:: STORED DATA ::
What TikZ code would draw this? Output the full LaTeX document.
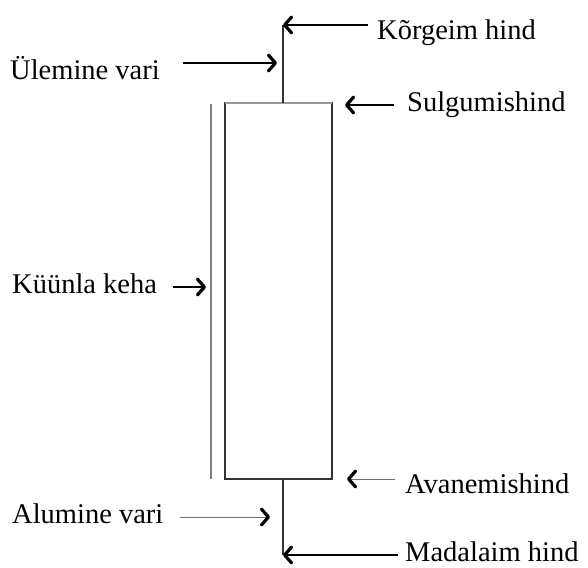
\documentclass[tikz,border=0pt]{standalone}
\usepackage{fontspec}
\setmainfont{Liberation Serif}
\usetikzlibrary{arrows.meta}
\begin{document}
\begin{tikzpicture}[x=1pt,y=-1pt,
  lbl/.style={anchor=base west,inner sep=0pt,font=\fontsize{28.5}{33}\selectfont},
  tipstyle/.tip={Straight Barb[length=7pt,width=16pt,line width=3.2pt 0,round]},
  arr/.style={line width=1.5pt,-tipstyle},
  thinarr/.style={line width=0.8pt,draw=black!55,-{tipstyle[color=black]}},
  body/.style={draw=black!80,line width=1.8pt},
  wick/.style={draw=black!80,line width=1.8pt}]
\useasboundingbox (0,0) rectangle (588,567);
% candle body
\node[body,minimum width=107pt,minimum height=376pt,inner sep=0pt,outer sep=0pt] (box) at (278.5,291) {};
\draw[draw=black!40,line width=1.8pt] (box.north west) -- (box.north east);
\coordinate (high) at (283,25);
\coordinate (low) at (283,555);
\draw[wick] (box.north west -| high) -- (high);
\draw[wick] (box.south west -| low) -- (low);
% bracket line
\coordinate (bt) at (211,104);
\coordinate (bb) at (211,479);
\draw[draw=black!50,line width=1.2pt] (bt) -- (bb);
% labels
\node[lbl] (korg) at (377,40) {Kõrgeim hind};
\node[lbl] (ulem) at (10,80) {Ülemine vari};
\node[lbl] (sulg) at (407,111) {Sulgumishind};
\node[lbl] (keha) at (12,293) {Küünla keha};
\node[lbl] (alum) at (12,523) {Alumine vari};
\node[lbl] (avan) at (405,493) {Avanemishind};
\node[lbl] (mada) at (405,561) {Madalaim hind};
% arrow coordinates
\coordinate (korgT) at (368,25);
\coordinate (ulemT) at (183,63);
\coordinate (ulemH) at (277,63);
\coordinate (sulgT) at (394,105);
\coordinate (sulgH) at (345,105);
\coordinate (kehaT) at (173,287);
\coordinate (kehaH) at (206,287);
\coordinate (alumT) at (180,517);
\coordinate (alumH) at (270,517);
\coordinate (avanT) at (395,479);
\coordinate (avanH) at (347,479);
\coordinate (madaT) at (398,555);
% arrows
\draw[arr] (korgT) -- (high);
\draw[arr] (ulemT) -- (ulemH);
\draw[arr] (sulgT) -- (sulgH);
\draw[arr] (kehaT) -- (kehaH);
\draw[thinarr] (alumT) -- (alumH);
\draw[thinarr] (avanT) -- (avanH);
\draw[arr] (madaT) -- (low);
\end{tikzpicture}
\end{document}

:: EXERCISE OBJECTIVE ::
Reproduce every line above as written, skipping pictures.

:: TASK RESPONSE ::
What TikZ code would draw this? Output the full LaTeX document.
\documentclass[tikz,border=0pt]{standalone}
\usepackage{fontspec}
\setmainfont{Liberation Serif}
\usetikzlibrary{arrows.meta}
\begin{document}
\begin{tikzpicture}[x=1pt,y=-1pt,
  lbl/.style={anchor=base west,inner sep=0pt,font=\fontsize{28.5}{33}\selectfont},
  tipstyle/.tip={Straight Barb[length=7pt,width=16pt,line width=3.2pt 0,round]},
  arr/.style={line width=1.5pt,-tipstyle},
  thinarr/.style={line width=0.8pt,draw=black!55,-{tipstyle[color=black]}},
  body/.style={draw=black!80,line width=1.8pt},
  wick/.style={draw=black!80,line width=1.8pt}]
\useasboundingbox (0,0) rectangle (588,567);
% candle body
\node[body,minimum width=107pt,minimum height=376pt,inner sep=0pt,outer sep=0pt] (box) at (278.5,291) {};
\draw[draw=black!40,line width=1.8pt] (box.north west) -- (box.north east);
\coordinate (high) at (283,25);
\coordinate (low) at (283,555);
\draw[wick] (box.north west -| high) -- (high);
\draw[wick] (box.south west -| low) -- (low);
% bracket line
\coordinate (bt) at (211,104);
\coordinate (bb) at (211,479);
\draw[draw=black!50,line width=1.2pt] (bt) -- (bb);
% labels
\node[lbl] (korg) at (377,40) {Kõrgeim hind};
\node[lbl] (ulem) at (10,80) {Ülemine vari};
\node[lbl] (sulg) at (407,111) {Sulgumishind};
\node[lbl] (keha) at (12,293) {Küünla keha};
\node[lbl] (alum) at (12,523) {Alumine vari};
\node[lbl] (avan) at (405,493) {Avanemishind};
\node[lbl] (mada) at (405,561) {Madalaim hind};
% arrow coordinates
\coordinate (korgT) at (368,25);
\coordinate (ulemT) at (183,63);
\coordinate (ulemH) at (277,63);
\coordinate (sulgT) at (394,105);
\coordinate (sulgH) at (345,105);
\coordinate (kehaT) at (173,287);
\coordinate (kehaH) at (206,287);
\coordinate (alumT) at (180,517);
\coordinate (alumH) at (270,517);
\coordinate (avanT) at (395,479);
\coordinate (avanH) at (347,479);
\coordinate (madaT) at (398,555);
% arrows
\draw[arr] (korgT) -- (high);
\draw[arr] (ulemT) -- (ulemH);
\draw[arr] (sulgT) -- (sulgH);
\draw[arr] (kehaT) -- (kehaH);
\draw[thinarr] (alumT) -- (alumH);
\draw[thinarr] (avanT) -- (avanH);
\draw[arr] (madaT) -- (low);
\end{tikzpicture}
\end{document}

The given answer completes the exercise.